How long have you been on the dating apps?

This is something of a neutral question, but the conversation can really open doors if you play it right. Basically, one of two things is at play here.

He might be asking you, “if you’ve been on here for awhile, what hasn’t worked for you, or if you haven’t, are you fresh off a breakup?” Once again, the most important factor is your tact. If you say that you’re really out there looking for the right one to settle down with, this tells him a lot about what you’re about. If you say that you haven’t been on the apps long, but you’re hoping to find someone, he should have the good social graces to let that go. 

What’s the worst date you’ve ever been on?

Just like the “wildest thing” question, this is very context dependent and definitely depends on your relationship style. If you are more of a “one of the guys” type, you will shine in this question! If you’re more of a “treat me like the princess that I am” type, you might not be a great match and might be getting friend-zoned here. 

Do you want kids? 

This is a fire alarm screaming yes kind of question… if you are both aligned on it. A guy who asks this question is VERY committed to either having kids or having nothing to do with kids. 

So what should you do? Be honest. Even if he’s the finest piece of man meat you’ve ever seen, someone who is committed on the kids issue either way isn’t likely to budge. If you don’t see kids in your future or if you are just waiting to put your names in a reservation for the hottest daycare waitlist, be honest with this one. 

Do you like your job? 

A guy who asks this is interested in you, but he really wants to know if you have it all together. He likely doesn’t want to be someone’s “white knight” who swoops in and saves you from the nightmare of your existence.

So what if you don’t have it all together? No sweat, just be honest. Talk about what you do want from your career ambitions and how you’d like to get there. Ambition is sexy. 

What was your new year’s resolution? 

This is a clever way of asking you what your current goals are and how you take on your personal goals. It also gives a lot of insight into the things that you pay attention to and are trying to change. 

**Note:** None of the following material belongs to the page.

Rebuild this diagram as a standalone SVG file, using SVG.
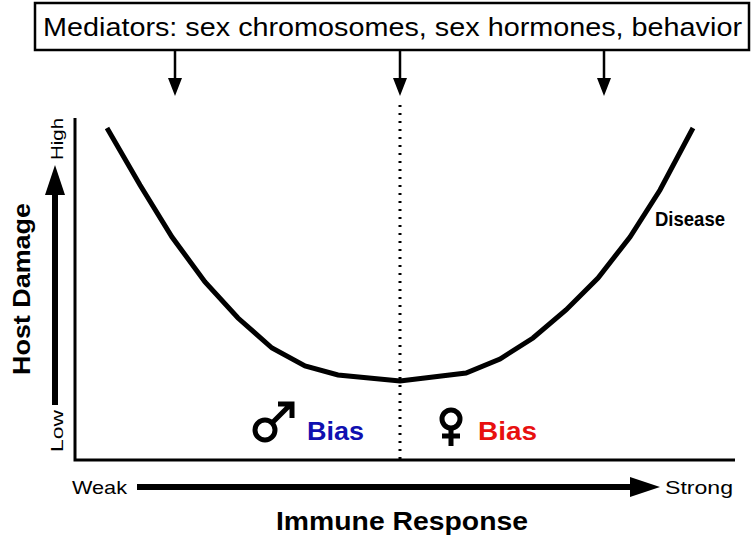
<svg xmlns="http://www.w3.org/2000/svg" width="755" height="538" viewBox="0 0 755 538">
<style>
text{font-family:"Liberation Sans",Arial,sans-serif}
.b{font-weight:bold}
.ln{stroke:#000;fill:none}
</style>
<rect width="755" height="538" fill="#fff"/>
<g id="mediators">
<rect x="35" y="3" width="714" height="47" fill="#fff" stroke="#000" stroke-width="2.5"/>
<text x="43" y="36" font-size="26" textLength="699" lengthAdjust="spacingAndGlyphs">Mediators: sex chromosomes, sex hormones, behavior</text>
</g>
<g id="connectors">
<path class="ln" stroke-width="2.5" d="M175,50V85 M400,50V85 M604,50V85"/>
<path d="M168,78H182L175,96Z M393,78H407L400,96Z M597,78H611L604,96Z"/>
<path class="ln" stroke-width="3" stroke-dasharray="2,6" d="M400,105V460"/>
<path class="ln" stroke-width="3" d="M75,118V460H735"/>
<path class="ln" stroke-width="6" d="M55,405V190"/>
<path d="M45,195H65L55,165Z"/>
<path class="ln" stroke-width="6" d="M137,487H635"/>
<path d="M630,477V497L660,487Z"/>
<path class="ln" stroke-width="5" d="M107,128 L140,185 L172,237 L205,282 L238,318 L272,348 L305,366 L338,375 L400,381 L466,373 L500,359 L533,338 L566,310 L598,278 L630,237 L660,190 L693,128"/>
</g>
<g id="labels">
<text x="0" y="0" font-size="17" transform="translate(63 160) rotate(-90)" textLength="42" lengthAdjust="spacingAndGlyphs">High</text>
<text x="0" y="0" font-size="17" transform="translate(63 452) rotate(-90)" textLength="42" lengthAdjust="spacingAndGlyphs">Low</text>
<text class="b" x="0" y="0" font-size="24" transform="translate(30 375) rotate(-90)" textLength="172" lengthAdjust="spacingAndGlyphs">Host Damage</text>
<text x="72" y="494" font-size="19" textLength="55" lengthAdjust="spacingAndGlyphs">Weak</text>
<text x="665" y="494" font-size="19" textLength="68" lengthAdjust="spacingAndGlyphs">Strong</text>
<text class="b" x="276" y="530" font-size="26" textLength="252" lengthAdjust="spacingAndGlyphs">Immune Response</text>
<text class="b" x="655" y="226" font-size="21" textLength="70" lengthAdjust="spacingAndGlyphs">Disease</text>
</g>
<g id="male">
<circle cx="265" cy="430" r="10" fill="none" stroke="#000" stroke-width="5"/>
<path class="ln" stroke-width="5" d="M272,423L290,405 M278,404H292V418"/>
<text class="b" x="307" y="440" font-size="26" fill="#1010b0" textLength="57" lengthAdjust="spacingAndGlyphs">Bias</text>
</g>
<g id="female">
<circle cx="451" cy="419" r="9" fill="none" stroke="#000" stroke-width="5"/>
<path class="ln" stroke-width="5" d="M451,428V446 M442,436H460"/>
<text class="b" x="478" y="440" font-size="26" fill="#e81010" textLength="59" lengthAdjust="spacingAndGlyphs">Bias</text>
</g>
</svg>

Someone that answers, “I’m hitting the gym five times a week for both cardio and strength HIIT training and drinking at least 10 ounces of water a day,” is going to show a different personality type than, “I wanna get healthy this year.” They may be the same goal, but this question is a way of assessing your planning skills and how you tackle obstacles.

On the other hand, if you’re someone who makes breezy, low-key resolutions, that tells him something about you too. If you say something like, “I wanna try a pottery class, there’s a Brazilian dance workshop, maybe check out a meditation app,” he knows he’s in for a laid-back girl with a sense of adventure. 

Do you think you’re going to stay in your current city? 

A guy who asks this is looking for the long-term. If he has a job that’s likely to take him out of the area, he may be looking for someone who feels a little more mobile. On the flip side, if he’s got a stable network of friends, family, and a career here, he may be trying to find someone who can fit into his long-term plans.

Whichever way you go, be honest! If you know that you’re planning to split after graduation or you live and breathe your city and would just die if you left city limits, be upfront. It doesn’t necessarily mean that things won’t pan out for now, but it gives you both a little extra perspective. 

What are you looking for in a guy?

JACKPOT! This is the best possible question. This is someone who is into you enough to truly want to know what you’re hoping to find. This is a guy who isn’t playing games and wants to know what you’re all about. 

Be honest— are you looking for a seasonal fling or the next big thing? He is already into you enough to be open and vulnerable. If you can both be honest and upfront, you’ll be ready for magic.